A friend quoted this tonight--it seems to sum up my idea on the whole thing:
"I refuse to walk carefully through life only to arrive safely at death." - Coelho
Yes, but of course, like mentioned before, the circumstances have to be weighed.
I took my two year old to a protest. He did great. I explained it in very general terms--both about the subject and why we protest.
Eventually, a young college kid kind of took over rallying the troops and it really felt like he was there to rile people up just for the sake of riling people up. We left shortly after that. Everyone was still being respectful, but I just felt like it wasn't something I wanted to put my name on anymore.
I think protests can offer very powerful lessons for our kids.
He did great. You explained in general terms. Can't he just be...TWO??? We adults who are involved have enough worries, kids (babies, in this instance) shouldn't have to be subjected to this stuff.
I'm not keen on it. I don't really like the idea of involving children in political or religious things before they're old enough to understand the issues and have their own opinions on them. From early teens or maybe pre-teens depending on the maturity level of the child would be ok in my opinion (taking into account safety issues of course).
He did great. You explained in general terms. Can't he just be...TWO??? We adults who are involved have enough worries, kids (babies, in this instance) shouldn't have to be subjected to this stuff.
Eh, we are all different. I think it's a crime that parents let their kids watch prime time TV and most of the movies out these days, not to mention getting their own phones.
But you see, it doesn't matter what I think, because they are parenting how they see fit. Just as I am parenting how I see fit. I don't come on the parenting forum too often anymore because parenting is such a highly charged subject for anonymous internet commenting (I've been guilty, too)--we all want, think, NEED to have the correct style and rules. I've been called nasty names because I don't let me kids watch TV, even.
So the OP put out this question and I think we have had some good responses and reasons from both sides. I think we can all agree that taking your child to a highly charged, over-large protest is not a good idea. And I think that everyone that has posted here so far on taking a child to a protest can agree that you need to know your subject, the group dynamics, stay away from the front/center, and know when to leave and how to do so.
Many protests are very peaceful. As for those stating that its a crime to force our beliefs on to our children, well, that is part of parenting. I don't think you could be a parent and not. My kids will definitely have their own ideas and beliefs as they become adults (they already have), but why would I not share what I think is right and wrong? Could you imagine a world in which we did not pass on our ethics and morals?! I'm not saying that you have to take your kids to a protest to do that (definitely not), but it isn't an argument to NOT take your kids to a protest, either.
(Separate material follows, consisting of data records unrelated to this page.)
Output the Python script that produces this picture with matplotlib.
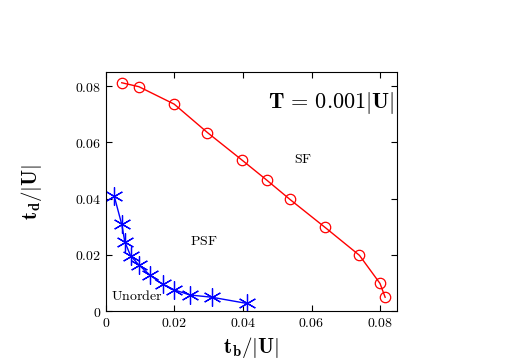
import numpy as np
import matplotlib
matplotlib.use("Agg")
import matplotlib.pyplot as plt
from matplotlib.ticker import FuncFormatter

plt.rcParams['mathtext.fontset'] = 'cm'
plt.rcParams['font.family'] = 'serif'
plt.rcParams['font.serif'] = ['DejaVu Serif']

# SF / PSF boundary
sf_x = [0.0046, 0.0096, 0.0199, 0.0296, 0.0397, 0.0469, 0.0537, 0.0639, 0.0740, 0.0800, 0.0815]
sf_y = [0.0812, 0.0798, 0.0736, 0.0635, 0.0537, 0.0466, 0.0397, 0.0298, 0.0198, 0.0098, 0.0049]

# PSF / Unorder boundary
un_x = [0.0024, 0.0046, 0.0055, 0.0072, 0.0096, 0.0128, 0.0165, 0.0200, 0.0245, 0.0309, 0.0411]
un_y = [0.0409, 0.0308, 0.0246, 0.0196, 0.0164, 0.0128, 0.0095, 0.0075, 0.0057, 0.0049, 0.0027]

xticks = [0, 0.02, 0.04, 0.06, 0.08]
yticks = [0, 0.02, 0.04, 0.06, 0.08]

fig = plt.figure(figsize=(5.26, 3.64), dpi=100)
ax = fig.add_axes([0.2015, 0.1456, 0.5535, 0.6564])

ax.plot(sf_x, sf_y, color='red', lw=1, marker='o', ms=7.5, mfc='none', mec='red', mew=0.9)
ax.plot(un_x, un_y, color='blue', lw=1, marker=(6, 2, 0), ms=13, mec='blue', mew=0.9)

ax.set_xlim(0, 0.085)
ax.set_ylim(0, 0.085)
ax.set_xticks(xticks)
ax.set_yticks(yticks)
fmt = FuncFormatter(lambda v, p: '$0$' if v == 0 else '$%.2f$' % v)
ax.xaxis.set_major_formatter(fmt)
ax.yaxis.set_major_formatter(fmt)
ax.tick_params(direction='in', top=True, right=True, labelsize=10, length=4)

ax.text(0.0575, 0.054, r'$\mathrm{SF}$', fontsize=10, ha='center', va='center')
ax.text(0.0286, 0.025, r'$\mathrm{PSF}$', fontsize=10, ha='center', va='center')
ax.text(0.009, 0.0053, r'$\mathrm{Unorder}$', fontsize=10, ha='center', va='center')
ax.text(0.0843, 0.074, r'$\mathbf{T}\,\mathbf{=}\,\boldsymbol{0.001}|\mathbf{U}|$', fontsize=16,
        ha='right', va='center')

ax.set_xlabel(r'$\mathbf{t_b/|U|}$', fontsize=15, labelpad=4)
ax.set_ylabel(r'$\mathbf{t_d/|U|}$', fontsize=15, labelpad=22)

fig.savefig('out.png', dpi=100)
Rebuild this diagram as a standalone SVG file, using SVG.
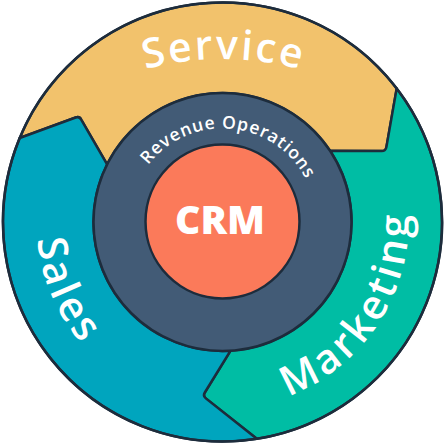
<svg xmlns="http://www.w3.org/2000/svg" xmlns:xlink="http://www.w3.org/1999/xlink" width="445" height="444" viewBox="0 0 445 444">
  <style>
    .seg { stroke: #1d2c3c; stroke-width: 2.5; stroke-linejoin: round; }
    .big { font-family: "Open Sans", "Lato", sans-serif; font-size: 41px; fill: #ffffff; font-weight: 600; }
    .ring { font-family: "Open Sans", "Lato", sans-serif; font-size: 17.5px; fill: #ffffff; font-weight: 600; }
    .crm { font-family: "Open Sans", "Liberation Sans", sans-serif; font-size: 38px; fill: #ffffff; font-weight: 800; }
  </style>
  <defs>
    <path id="p-service" d="M 29.7 129.2 A 300 300 0 0 1 415.3 129.2"/>
    <path id="p-marketing" d="M 178.8 402.8 A 186 186 0 0 0 372.2 111.6"/>
    <path id="p-sales" d="M 50.0 152.3 A 186 186 0 0 0 152.8 394.5"/>
    <path id="p-revops" d="M 130.0 205.7 A 94 94 0 0 1 316.5 222"/>
  </defs>

  <g id="node-service">
    <path class="seg" fill="#f2c26c" d="M 19.7 138.0 A 219.5 219.5 0 0 1 396.7 88.4 L 386.4 147.1 Q 385.7 151.0 381.7 151.0 L 330.1 150.8 A 129 129 0 0 0 107.1 164.4 L 81.2 119.6 Q 79.4 116.1 75.7 117.5 Z"/>
    <text class="big"><textPath xlink:href="#p-service" href="#p-service" startOffset="50%" text-anchor="middle" textLength="156" lengthAdjust="spacing">Service</textPath></text>
  </g>

  <g id="node-marketing">
    <path class="seg" fill="#00bda4" d="M 396.7 88.4 L 386.4 147.1 Q 385.7 151.0 381.7 151.0 L 330.1 150.8 A 129 129 0 0 1 230.4 350.8 L 204.8 392.5 Q 202.7 395.9 205.8 398.4 L 256.8 438.8 A 219.5 219.5 0 0 0 396.7 88.4 Z"/>
    <text class="big"><textPath xlink:href="#p-marketing" href="#p-marketing" startOffset="50%" text-anchor="middle" textLength="232" lengthAdjust="spacing">Marketing</textPath></text>
  </g>

  <g id="node-sales">
    <path class="seg" fill="#00a5be" d="M 256.8 438.8 A 219.5 219.5 0 0 1 19.7 138.0 L 75.7 117.5 Q 79.4 116.1 81.2 119.6 L 107.1 164.4 A 129 129 0 0 0 230.4 350.8 L 204.8 392.5 Q 202.7 395.9 205.8 398.4 Z"/>
    <text class="big"><textPath xlink:href="#p-sales" href="#p-sales" startOffset="50%" text-anchor="middle" textLength="115" lengthAdjust="spacing">Sales</textPath></text>
  </g>

  <g id="outline">
    <circle cx="222.5" cy="222" r="219.5" fill="none" stroke="#1d2c3c" stroke-width="2.5"/>
  </g>

  <g id="node-revops">
    <circle cx="222.5" cy="222" r="129" fill="#425b76" stroke="#1d2c3c" stroke-width="2.5"/>
    <text class="ring"><textPath xlink:href="#p-revops" href="#p-revops" startOffset="50%" text-anchor="middle" textLength="188" lengthAdjust="spacing">Revenue Operations</textPath></text>
  </g>

  <g id="node-crm">
    <circle cx="222.5" cy="221.5" r="77" fill="#fb7a5a" stroke="#1d2c3c" stroke-width="2.5"/>
    <text class="crm" x="220" y="234" text-anchor="middle" textLength="90" lengthAdjust="spacingAndGlyphs">CRM</text>
  </g>
</svg>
Eh, we are all different. I think it's a crime that parents let their kids watch prime time TV and most of the movies out these days, not to mention getting their own phones.
But you see, it doesn't matter what I think, because they are parenting how they see fit. Just as I am parenting how I see fit. I don't come on the parenting forum too often anymore because parenting is such a highly charged subject for anonymous internet commenting (I've been guilty, too)--we all want, think, NEED to have the correct style and rules. I've been called nasty names because I don't let me kids watch TV, even.
So the OP put out this question and I think we have had some good responses and reasons from both sides. I think we can all agree that taking your child to a highly charged, over-large protest is not a good idea. And I think that everyone that has posted here so far on taking a child to a protest can agree that you need to know your subject, the group dynamics, stay away from the front/center, and know when to leave and how to do so.
Many protests are very peaceful. As for those stating that its a crime to force our beliefs on to our children, well, that is part of parenting. I don't think you could be a parent and not. My kids will definitely have their own ideas and beliefs as they become adults (they already have), but why would I not share what I think is right and wrong? Could you imagine a world in which we did not pass on our ethics and morals?! I'm not saying that you have to take your kids to a protest to do that (definitely not), but it isn't an argument to NOT take your kids to a protest, either.
OK, good post. Thank you. I think I misjudged. I agree about parenting being high charged! Oh my. My kid is almost grown but I remember parenting message boards when she was young, I called them The Mommy Wars...cloth vs diaper, working vs SAHM, on and on. It was exhausting. And I do agree that we pass on our ideals to our kids whether we are left, right, or central, why wouldn't we? I guess, when I was thinking about this subject, my thoughts were more focused on some parents who tend to use their children as props regarding whatever issue. Does that make sense?
I am moving to NoVA and plan on lobbying for the rights under the ADA supporting food allergic children. I will take my child with me to Washington DC (less than 30 miles away) so that he knows he can help make a difference. My passion is his passion since he has a great amount of anxiety while he is at school which may affect his learning.
I would not expose him to any violent demonstrations...EVER!